もちろん到達時に海上や港にいては助からない。大船渡の「地震発生から32分後に津波」をベースとし、高台への移動を考えると、遅くとも20分後には着艇を終え、港から避難を開始している必要がある。

2 日頃の備え
「20分以内に海上から避難し、10分で高台へ移動する」ためにはどうすればよいか。(ここでは時間を示しているが、もちろん「すぐさま撤退するためにはどうすればいいのか」が原則)日頃の備えは以下の通り。

・海上にいながら大きな地震を認知する備え
  ⇒スマホの緊急地震速報
・練習者が避難時に必要となるヨット操作を習得しておくこと。
 ⇒曳航ロープの使用、曳航時の動作、任意の場所に艇を止める、任意の方
  向に帆走する、完沈させるなど
・練習海域から最寄りの港を把握しておき、情報共有する。
 ⇒出艇ハーバーに戻るのに時間がかかるようであれば、別の港へ避難
・避難先の港から高台への最短距離・時間を把握しておき、情報共有する。
・艇を係船できる浮標の場所を把握しておく
 ⇒場合によっては練習者をレスキュー艇に乗せ避難することも考えられ
  る。

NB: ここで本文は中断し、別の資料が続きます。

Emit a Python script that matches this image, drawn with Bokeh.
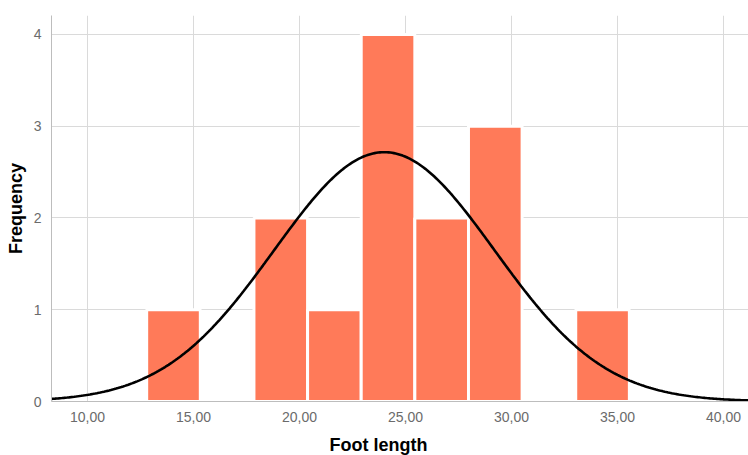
import numpy as np
from bokeh.plotting import figure
from bokeh.models import FixedTicker, Title, Range1d
from bokeh.embed import file_html
from bokeh.resources import INLINE

# Histogram data
bin_left = [12.79, 15.32, 17.85, 20.38, 22.91, 25.44, 27.97, 30.50, 33.03]
bin_right = [15.32, 17.85, 20.38, 22.91, 25.44, 27.97, 30.50, 33.03, 35.56]
counts = [1, 0, 2, 1, 4, 2, 3, 0, 1]

# Fitted normal curve parameters
n_obs = 14
mean_val = 24.0
sd_val = 5.2
bin_width = 2.53

x_ticks = [10, 15, 20, 25, 30, 35, 40]
x_tick_labels = ["10,00", "15,00", "20,00", "25,00", "30,00", "35,00", "40,00"]
y_ticks = [0, 1, 2, 3, 4]

p = figure(width=748, height=455, output_backend="svg", toolbar_location=None,
           x_range=Range1d(8.30, 41.18), y_range=Range1d(0, 4.207),
           min_border_left=51, min_border_right=0, min_border_top=15, min_border_bottom=54)
p.outline_line_color = None
p.background_fill_color = "white"
p.border_fill_color = "white"

p.quad(left=bin_left, right=bin_right, bottom=0, top=counts,
       fill_color="#FF7A59", line_color="white", line_width=3)

xs = np.linspace(8.30, 41.18, 400)
ys = n_obs * bin_width * np.exp(-0.5 * ((xs - mean_val) / sd_val) ** 2) / (sd_val * np.sqrt(2 * np.pi))
p.line(xs, ys, line_color="black", line_width=2.6)

# axes
p.xaxis.ticker = FixedTicker(ticks=x_ticks)
p.xaxis.major_label_overrides = {t: l for t, l in zip(x_ticks, x_tick_labels)}
p.yaxis.ticker = FixedTicker(ticks=y_ticks)
for ax in (p.xaxis[0], p.yaxis[0]):
    ax.major_tick_line_color = None
    ax.minor_tick_line_color = None
    ax.axis_line_color = "#BDBDBD"
    ax.axis_line_width = 1
    ax.major_label_text_font = "Liberation Sans"
    ax.major_label_text_font_size = "14px"
    ax.major_label_text_color = "#6B6B6B"
    ax.major_label_standoff = 4

p.yaxis.axis_label = "Frequency"
p.yaxis.axis_label_text_font = "Liberation Sans"
p.yaxis.axis_label_text_font_style = "bold"
p.yaxis.axis_label_text_font_size = "18px"
p.yaxis.axis_label_text_color = "black"
p.yaxis.axis_label_standoff = 5

p.xgrid.ticker = FixedTicker(ticks=x_ticks)
p.ygrid.ticker = FixedTicker(ticks=y_ticks)
p.grid.grid_line_color = "#DADADA"
p.grid.grid_line_width = 1

spacer = Title(text=" ", text_font_size="6px", standoff=0)
p.add_layout(spacer, "below")

xtitle = Title(text="Foot length", align="left", offset=278,
               text_font="Liberation Sans", text_font_style="bold",
               text_font_size="18px", text_color="black", standoff=0)
p.add_layout(xtitle, "below")

open("out.html", "w").write(file_html(p, INLINE))
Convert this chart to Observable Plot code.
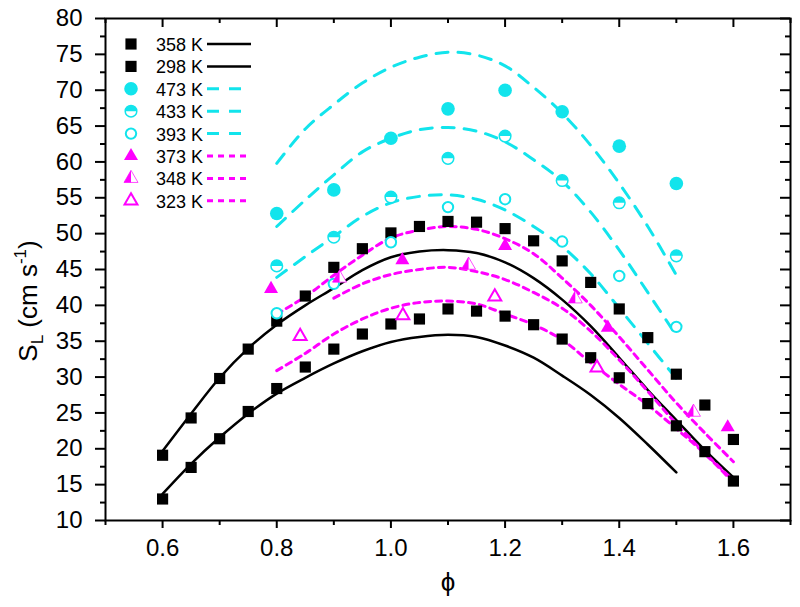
<!DOCTYPE html>
<html>
<head>
<meta charset="utf-8">
<script src="https://cdn.jsdelivr.net/npm/d3@7"></script>
<script src="https://cdn.jsdelivr.net/npm/@observablehq/plot@0.6"></script>
<style>
  html,body{margin:0;padding:0;background:#fff;}
  #chart svg{display:block;}
</style>
</head>
<body>
<div id="chart"></div>
<script>
// ================= DATA =================
const seriesNames = ["358 K","298 K","473 K","433 K","393 K","373 K","348 K","323 K"];

// measured points
const phi358 = [0.6,0.65,0.7,0.75,0.8,0.85,0.9,0.95,1.0,1.05,1.1,1.15,1.2,1.25,1.3,1.35,1.4,1.45,1.5,1.55,1.6];
const sl358  = [19.1,24.3,29.8,33.9,37.8,41.3,45.3,47.9,50.1,51.0,51.7,51.6,50.7,49.0,46.2,43.2,39.5,35.5,30.4,26.1,21.3];
const phi298 = [0.6,0.65,0.7,0.75,0.8,0.85,0.9,0.95,1.0,1.05,1.1,1.15,1.2,1.25,1.3,1.35,1.4,1.45,1.5,1.55,1.6];
const sl298  = [13.0,17.4,21.4,25.2,28.4,31.4,33.9,36.0,37.4,38.1,39.5,39.2,38.5,37.3,35.3,32.7,29.9,26.3,23.2,19.6,15.5];
const phiHot = [0.8,0.9,1.0,1.1,1.2,1.3,1.4,1.5];
const sl473  = [52.8,56.1,63.3,67.4,70.0,67.0,62.2,57.0];
const sl433  = [45.5,49.5,55.1,60.5,63.6,57.4,54.3,46.9];
const sl393  = [38.9,43.0,48.8,53.7,54.8,48.9,44.1,37.0];
const phi373 = [0.79,1.02,1.2,1.38,1.59];
const sl373  = [42.3,46.3,48.3,36.9,23.0];
const phi348 = [0.91,1.136,1.323,1.53];
const sl348  = [43.8,45.6,40.9,25.1];
const phi323 = [0.841,1.021,1.182,1.361];
const sl323  = [35.7,38.6,41.2,31.3];

// model curves
const fitPhi358 = [0.6,0.65,0.7,0.75,0.8,0.85,0.9,0.95,1.0,1.05,1.1,1.15,1.2,1.25,1.3,1.35,1.4,1.45,1.5,1.55,1.6];
const fit358    = [19.7,24.9,29.9,34.0,37.3,40.0,42.4,44.9,46.7,47.5,47.7,47.3,46.0,43.8,40.8,37.1,32.7,28.2,24.0,19.8,16.0];
const fitPhi298 = [0.6,0.65,0.7,0.75,0.8,0.85,0.9,0.95,1.0,1.05,1.1,1.15,1.2,1.25,1.3,1.35,1.4,1.45,1.5];
const fit298    = [13.7,17.9,21.6,24.9,27.7,29.9,31.9,33.6,34.9,35.6,35.9,35.6,34.4,32.7,30.2,27.5,24.3,20.6,16.7];
const fitPhiHot = [0.8,0.85,0.9,0.95,1.0,1.05,1.1,1.15,1.2,1.25,1.3,1.35,1.4,1.45,1.5];
const fit473    = [59.8,64.6,68.0,71.0,73.2,74.6,75.3,74.9,73.4,70.4,66.8,62.3,57.0,51.0,44.2];
const fit433    = [51.0,54.7,58.2,61.4,63.3,64.5,64.8,64.3,62.8,60.3,57.3,53.0,47.7,41.8,35.8];
const fit393    = [43.9,46.8,49.6,52.4,54.3,55.2,55.4,54.8,53.3,51.0,48.2,44.4,39.6,34.7,29.8];
const fitPhi373 = [0.8,0.85,0.9,0.95,1.0,1.05,1.1,1.15,1.2,1.25,1.3,1.35,1.4,1.45,1.5,1.55,1.6];
const fit373    = [38.8,41.2,44.2,47.0,49.4,50.5,51.0,50.6,49.3,47.2,43.8,40.0,35.6,31.0,26.4,22.2,18.2];
const fitPhi348 = [0.9,0.95,1.0,1.05,1.1,1.15,1.2,1.25,1.3,1.35,1.4,1.45,1.5,1.55,1.6];
const fit348    = [41.0,43.0,44.3,45.0,45.3,44.7,43.6,41.8,39.6,36.4,32.4,28.0,23.5,19.4,15.6];
const fitPhi323 = [0.8,0.85,0.9,0.95,1.0,1.05,1.1,1.15,1.2,1.25,1.3,1.35,1.4,1.45,1.5,1.55,1.6];
const fit323    = [30.9,33.3,36.0,38.1,39.6,40.4,40.6,40.2,38.8,37.3,35.2,32.0,29.0,26.1,22.8,19.3,15.3];

// ticks
const xTicks = [0.6,0.8,1.0,1.2,1.4,1.6];
const xMinorTicks = [0.5,0.7,0.9,1.1,1.3,1.5,1.7];
const yTicks = [10,15,20,25,30,35,40,45,50,55,60,65,70,75,80];
const yMinorTicks = [12.5,17.5,22.5,27.5,32.5,37.5,42.5,47.5,52.5,57.5,62.5,67.5,72.5,77.5];

// ================= STYLE / LAYOUT =================
const CYAN = "#12e4ec", MAG = "#ff00ff";
const W = 800, H = 607, mL = 105, mR = 10, mT = 18, mB = 87;
const plotW = W - mL - mR, plotH = H - mT - mB;
const CYAN_DASH = "12,10", MAG_DASH = "6,5";

const rows = (xs, ys) => xs.map((x, i) => ({phi: x, sl: ys[i]}));

const halfTop = {draw(ctx, size) {
  const r = Math.sqrt(size / Math.PI);
  ctx.moveTo(r, 0); ctx.arc(0, 0, r, 0, Math.PI, true); ctx.closePath();
}};
const halfLeftTri = {draw(ctx, size) {
  const y = -Math.sqrt(size / (3 * Math.sqrt(3)));
  ctx.moveTo(0, 2 * y); ctx.lineTo(Math.sqrt(3) * y, -y); ctx.lineTo(0, -y); ctx.closePath();
}};

const R_SQ = 6.3, R_CIRC = 6.8, R_HALF = 5.8, R_OPEN = 5.2, R_TRI = 5.2;

const fitLine = (xs, ys, stroke, dash, sw) =>
  Plot.line(rows(xs, ys), {x: "phi", y: "sl", stroke, strokeWidth: sw, strokeDasharray: dash, curve: "catmull-rom"});

const plot = Plot.plot({
  width: W, height: H,
  marginLeft: mL, marginRight: mR, marginTop: mT, marginBottom: mB,
  x: {domain: [0.5, 1.7]},
  y: {domain: [10, 80]},
  style: {fontFamily: "'Liberation Sans', Arial, sans-serif", fontSize: "24px", color: "black", background: "white"},
  marks: [
    // model curves
    fitLine(fitPhi358, fit358, "black", null, 2.5),
    fitLine(fitPhi298, fit298, "black", null, 2.5),
    fitLine(fitPhiHot, fit473, CYAN, CYAN_DASH, 3),
    fitLine(fitPhiHot, fit433, CYAN, CYAN_DASH, 3),
    fitLine(fitPhiHot, fit393, CYAN, CYAN_DASH, 3),
    fitLine(fitPhi373, fit373, MAG, MAG_DASH, 3),
    fitLine(fitPhi348, fit348, MAG, MAG_DASH, 3),
    fitLine(fitPhi323, fit323, MAG, MAG_DASH, 3),
    // points
    Plot.dot(rows(phi358, sl358), {x: "phi", y: "sl", symbol: "square", fill: "black", r: R_SQ}),
    Plot.dot(rows(phi298, sl298), {x: "phi", y: "sl", symbol: "square", fill: "black", r: R_SQ}),
    Plot.dot(rows(phiHot, sl473), {x: "phi", y: "sl", symbol: "circle", fill: CYAN, r: R_CIRC}),
    Plot.dot(rows(phiHot, sl433), {x: "phi", y: "sl", symbol: "circle", fill: "white", stroke: CYAN, strokeWidth: 1.5, r: R_HALF}),
    Plot.dot(rows(phiHot, sl433), {x: "phi", y: "sl", symbol: halfTop, fill: CYAN, r: R_HALF}),
    Plot.dot(rows(phiHot, sl393), {x: "phi", y: "sl", symbol: "circle", fill: "white", stroke: CYAN, strokeWidth: 2, r: R_OPEN}),
    Plot.dot(rows(phi373, sl373), {x: "phi", y: "sl", symbol: "triangle", fill: MAG, r: R_TRI}),
    Plot.dot(rows(phi348, sl348), {x: "phi", y: "sl", symbol: "triangle", fill: "white", stroke: MAG, strokeWidth: 0.7, r: R_TRI}),
    Plot.dot(rows(phi348, sl348), {x: "phi", y: "sl", symbol: halfLeftTri, fill: MAG, r: R_TRI}),
    Plot.dot(rows(phi323, sl323), {x: "phi", y: "sl", symbol: "triangle", fill: "white", stroke: MAG, strokeWidth: 2, r: R_TRI - 0.4}),
    // frame & axes
    Plot.frame({stroke: "black", strokeWidth: 2}),
    Plot.axisX(xTicks, {anchor: "bottom", tickSize: 8, tickPadding: 10, strokeWidth: 2, tickFormat: d => d.toFixed(1), label: null}),
    Plot.axisX(xMinorTicks, {anchor: "bottom", tickSize: 5, strokeWidth: 2, tickFormat: () => "", label: null}),
    Plot.axisY(yTicks, {anchor: "left", tickSize: 10, tickPadding: 13, strokeWidth: 2, tickFormat: d => String(d), label: null}),
    Plot.axisY(yMinorTicks, {anchor: "left", tickSize: 5, strokeWidth: 2, tickFormat: () => "", label: null}),
    Plot.ruleX(xTicks, {x: d => d, insetBottom: plotH - 9, strokeWidth: 2}),
    Plot.ruleX(xMinorTicks, {x: d => d, insetBottom: plotH - 5, strokeWidth: 2}),
    Plot.ruleY(yTicks, {y: d => d, insetLeft: plotW - 10, strokeWidth: 2}),
    Plot.ruleY(yMinorTicks, {y: d => d, insetLeft: plotW - 5, strokeWidth: 2})
  ]
});

document.getElementById("chart").appendChild(plot);

// ================= TITLES & LEGEND =================
const svg = d3.select(plot);
const FONT = "'Liberation Sans', Arial, sans-serif";

const yt = svg.append("text")
  .attr("transform", "translate(37,301) rotate(-90)")
  .attr("text-anchor", "middle").attr("font-family", FONT).attr("font-size", 26).attr("fill", "black");
yt.append("tspan").text("S");
yt.append("tspan").attr("font-size", 17).attr("dy", 6).text("L");
yt.append("tspan").attr("dy", -6).text(" (cm s");
yt.append("tspan").attr("font-size", 17).attr("dy", -11).text("-1");
yt.append("tspan").attr("dy", 11).text(")");

svg.append("text").attr("x", 448).attr("y", 591).attr("text-anchor", "middle")
  .attr("font-family", FONT).attr("font-size", 26).attr("fill", "black").text("ϕ");

const legendStyle = [
  {sym: d3.symbolSquare, r: R_SQ, fill: "black", stroke: "none", sw: 0, half: null, color: "black", dash: null},
  {sym: d3.symbolSquare, r: R_SQ, fill: "black", stroke: "none", sw: 0, half: null, color: "black", dash: null},
  {sym: d3.symbolCircle, r: R_CIRC, fill: CYAN, stroke: "none", sw: 0, half: null, color: CYAN, dash: CYAN_DASH},
  {sym: d3.symbolCircle, r: R_HALF, fill: "white", stroke: CYAN, sw: 1.5, half: halfTop, color: CYAN, dash: CYAN_DASH},
  {sym: d3.symbolCircle, r: R_OPEN, fill: "white", stroke: CYAN, sw: 2, half: null, color: CYAN, dash: CYAN_DASH},
  {sym: d3.symbolTriangle, r: R_TRI, fill: MAG, stroke: "none", sw: 0, half: null, color: MAG, dash: MAG_DASH},
  {sym: d3.symbolTriangle, r: R_TRI, fill: "white", stroke: MAG, sw: 0.7, half: halfLeftTri, color: MAG, dash: MAG_DASH},
  {sym: d3.symbolTriangle, r: R_TRI - 0.4, fill: "white", stroke: MAG, sw: 2, half: null, color: MAG, dash: MAG_DASH}
];
const lg = svg.append("g");
seriesNames.forEach((name, i) => {
  const s = legendStyle[i];
  const y = 44 + i * 22.4;
  const size = Math.PI * s.r * s.r;
  lg.append("path").attr("transform", `translate(131,${y})`)
    .attr("d", d3.symbol(s.sym, size)()).attr("fill", s.fill).attr("stroke", s.stroke).attr("stroke-width", s.sw);
  if (s.half) lg.append("path").attr("transform", `translate(131,${y})`)
    .attr("d", d3.symbol(s.half, size)()).attr("fill", s.color);
  lg.append("text").attr("x", 156).attr("y", y + 7).attr("text-anchor", "start")
    .attr("font-family", FONT).attr("font-size", 18).attr("fill", "black").text(name);
  lg.append("line").attr("x1", 207).attr("x2", 251).attr("y1", y).attr("y2", y)
    .attr("stroke", s.color).attr("stroke-width", s.color === "black" ? 2.5 : 3)
    .attr("stroke-dasharray", s.dash);
});
</script>
</body>
</html>
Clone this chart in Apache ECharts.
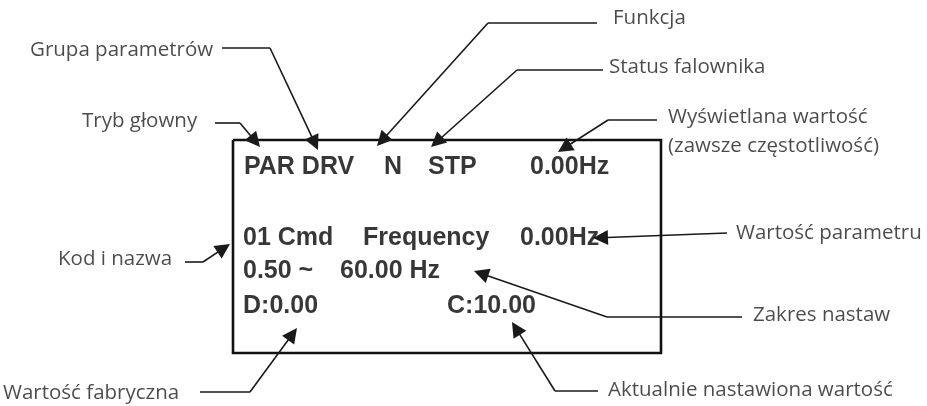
<!DOCTYPE html>
<html>
<head>
<meta charset="utf-8">
<script src="https://cdn.jsdelivr.net/npm/echarts@6/dist/echarts.min.js"></script>
<style>
html,body{margin:0;padding:0;background:#fff;}
#chart{width:927px;height:406px;}
</style>
</head>
<body>
<div id="chart"></div>
<script>
// Display panel texts (text, left x, cap-centre y)
var displayTexts = ['PAR DRV', 'N', 'STP', '0.00Hz', '01 Cmd', 'Frequency', '0.00Hz', '0.50 ~', '60.00 Hz', 'D:0.00', 'C:10.00'];
var displayX = [244, 384, 428, 530, 243, 363, 520, 243, 340, 243, 447];
var displayY = [167.5, 167.5, 167.5, 167.5, 238, 238, 238, 271, 271, 306.5, 306.5];

// Callout labels
var calloutTexts = ['Grupa parametrów', 'Tryb głowny', 'Funkcja', 'Status falownika',
  'Wyświetlana wartość\n(zawsze częstotliwość)', 'Kod i nazwa', 'Wartość fabryczna',
  'Wartość parametru', 'Zakres nastaw', 'Aktualnie nastawiona wartość'];
var calloutX = [30, 82, 613, 609, 668, 58, 3, 736, 753, 608];
var calloutY = [50, 121.5, 18, 67, 132, 259, 393, 233, 315, 390];

// Leader lines: start, elbow, arrow tip
var leaderStart = [[222,48],[215,123],[597,23],[603,70],[657,120],[185,262],[200,392],[727,233],[742,317],[598,391]];
var leaderElbow = [[270,48],[240,123],[488,23],[517,70],[608,120],[203,262],[250,392],[727,233],[607,317],[555,391]];
var leaderTip   = [[318,150],[260,147],[377,146],[431,147],[558,152],[230,244],[297,328],[593,238],[474,271],[512,322]];

// Display frame corners
var frameCorners = [[233,140],[661,140],[661,353],[233,353],[233,140]];

var ARROW_LEN = 15, ARROW_W = 12;

var horizSegs = [], diagSegs = [];
for (var i = 0; i < leaderStart.length; i++) {
  var s = leaderStart[i], e = leaderElbow[i], t = leaderTip[i];
  if (s[0] !== e[0] || s[1] !== e[1]) horizSegs.push({coords: [s, e]});
  var dx = t[0] - e[0], dy = t[1] - e[1];
  var L = Math.sqrt(dx*dx + dy*dy);
  var end = [t[0] - dx / L * ARROW_LEN / 2, t[1] - dy / L * ARROW_LEN / 2];
  diagSegs.push({coords: [e, end]});
}

var chart = echarts.init(document.getElementById('chart'), null, {renderer: 'canvas'});

var option = {
  animation: false,
  backgroundColor: '#ffffff',
  grid: {left: 0, right: 0, top: 0, bottom: 0},
  xAxis: {type: 'value', min: 0, max: 927, show: false},
  yAxis: {type: 'value', min: 0, max: 406, inverse: true, show: false},
  series: [
    {
      type: 'lines', coordinateSystem: 'cartesian2d', polyline: true,
      data: [{coords: frameCorners}],
      lineStyle: {color: '#111', width: 2.6, opacity: 1},
      silent: true
    },
    {
      type: 'lines', coordinateSystem: 'cartesian2d',
      data: horizSegs, symbol: ['none', 'none'],
      lineStyle: {color: '#1a1a1a', width: 1.6, opacity: 1, curveness: 0},
      silent: true
    },
    {
      type: 'lines', coordinateSystem: 'cartesian2d',
      data: diagSegs, symbol: ['none', 'triangle'], symbolSize: [ARROW_W, ARROW_LEN],
      lineStyle: {color: '#1a1a1a', width: 1.6, opacity: 1, curveness: 0},
      itemStyle: {color: '#000'},
      silent: true
    },
    {
      type: 'scatter', symbolSize: 0,
      data: displayTexts.map(function (t, i) { return {name: t, value: [displayX[i], displayY[i]]}; }),
      label: {
        show: true, position: [0, 0], align: 'left', verticalAlign: 'middle',
        formatter: '{b}', fontFamily: 'Liberation Sans', fontWeight: 'bold', fontSize: 25, color: '#050505'
      },
      silent: true
    },
    {
      type: 'scatter', symbolSize: 0,
      data: calloutTexts.map(function (t, i) { return {name: t, value: [calloutX[i], calloutY[i]]}; }),
      label: {
        show: true, position: [0, 0], align: 'left', verticalAlign: 'middle',
        formatter: '{b}', fontFamily: 'Open Sans', fontSize: 20.5, lineHeight: 29, color: '#1e1e1e'
      },
      silent: true
    }
  ]
};
chart.setOption(option);
</script>
</body>
</html>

その際に艇を放棄することになるが、係船浮標などに係船すること
  で艇を失うリスクを減らせる。
・錨泊用アンカーの備え
 ⇒係船による艇の放棄を選択する場合、アンカーを使った艇の錨泊も考え
  られる。


3 地震発生時の対応

(1)震度の確認⇒避難対応
 気象庁によると、地震発生から約3分後に大津波警報、津波警報または津波注意報を発表されるとのこと。また、震度速報は震度3以上で発表される。やや強い地震が発生した際には、津波が来るものだと判断し、津波に関する情報が発表されるまで待つのではなく、すぐさま避難対応を始めたい。
 もちろん震度の強さによってどれくらいの津波が来るか断定することはできないが、想定はできる。震度4以上であれば津波が来るものと考え、すぐさま避難対応をとるのが無難だろう。

(2)避難先の判断
 避難と判断したら、次は「どこに避難するのか」「艇を放棄するのか/しないのか」を判断する。考えられるパターンは2通り。

①ハーバーへ艇を曳航して避難を始める。艇は放棄しない。(津波注意報発生時)
 ※津波注意報の予想高さは1m以下とされている。
 ※「津波1mに巻き込まれた場合ほとんどの人が亡くなる」という話もあるが、かさ上げされた岸壁に波高1mの津波が到達する状況は「津波注意報」でなく、「津波警報」「大津波警報」発令時と考えられる。津波注意報発令時に死者が出るというのはあまり聞いたことがない。ただし津波注意報時にも狭い河川等では潮津波のような急流が発生するので注意。
 ※津波注意報が出た時点でリスクではあるが、艇を放棄してまで避難するほどのことではないように思う。命の危険が生じるということはとても低いように思う。どうなんだろう。

②艇を帆走により避難させる。あるいは艇を曳航、錨泊、停泊、または放棄し、最寄りの港へ避難を始める。(津波警報・大津波警報)

 最も早く避難するには、艇の放棄⇒レスキュー艇による避難
 ※強風で艇の操縦が困難な場合には、躊躇なく艇の放棄による避難を判断したい。

 艇と命の両方を守るためには、艇の錨泊・停泊⇒レスキュー艇による避難
 艇と艇を曳航ロープでつなげる、係船浮標ロープを結ぶ、または錨泊させる。その後レスキュー艇に練習者を乗せる、その後避難する。…20分以内にできるかは不安なところ。

 艇の曳航はレスキュー艇のスピードを出せないのでうまくない。


…艇と命を両方守る対応をとるのか、命を最優先にするのか。それぞれの手段により、どれくらいの時間で避難が完了するのか知っておきたいところ。練習者がまだ慣れてない頃から避難の流れを確認させるとともに、実際に避難の流れ(沈からレスキュー艇に乗り込む、錨泊・停泊する、曳航する)をデモンストレーションしてみることも必要かもしれない。
それから津波注意報のもやもやするところ…艇を放棄するまででもないと考えるがどうなのだろう。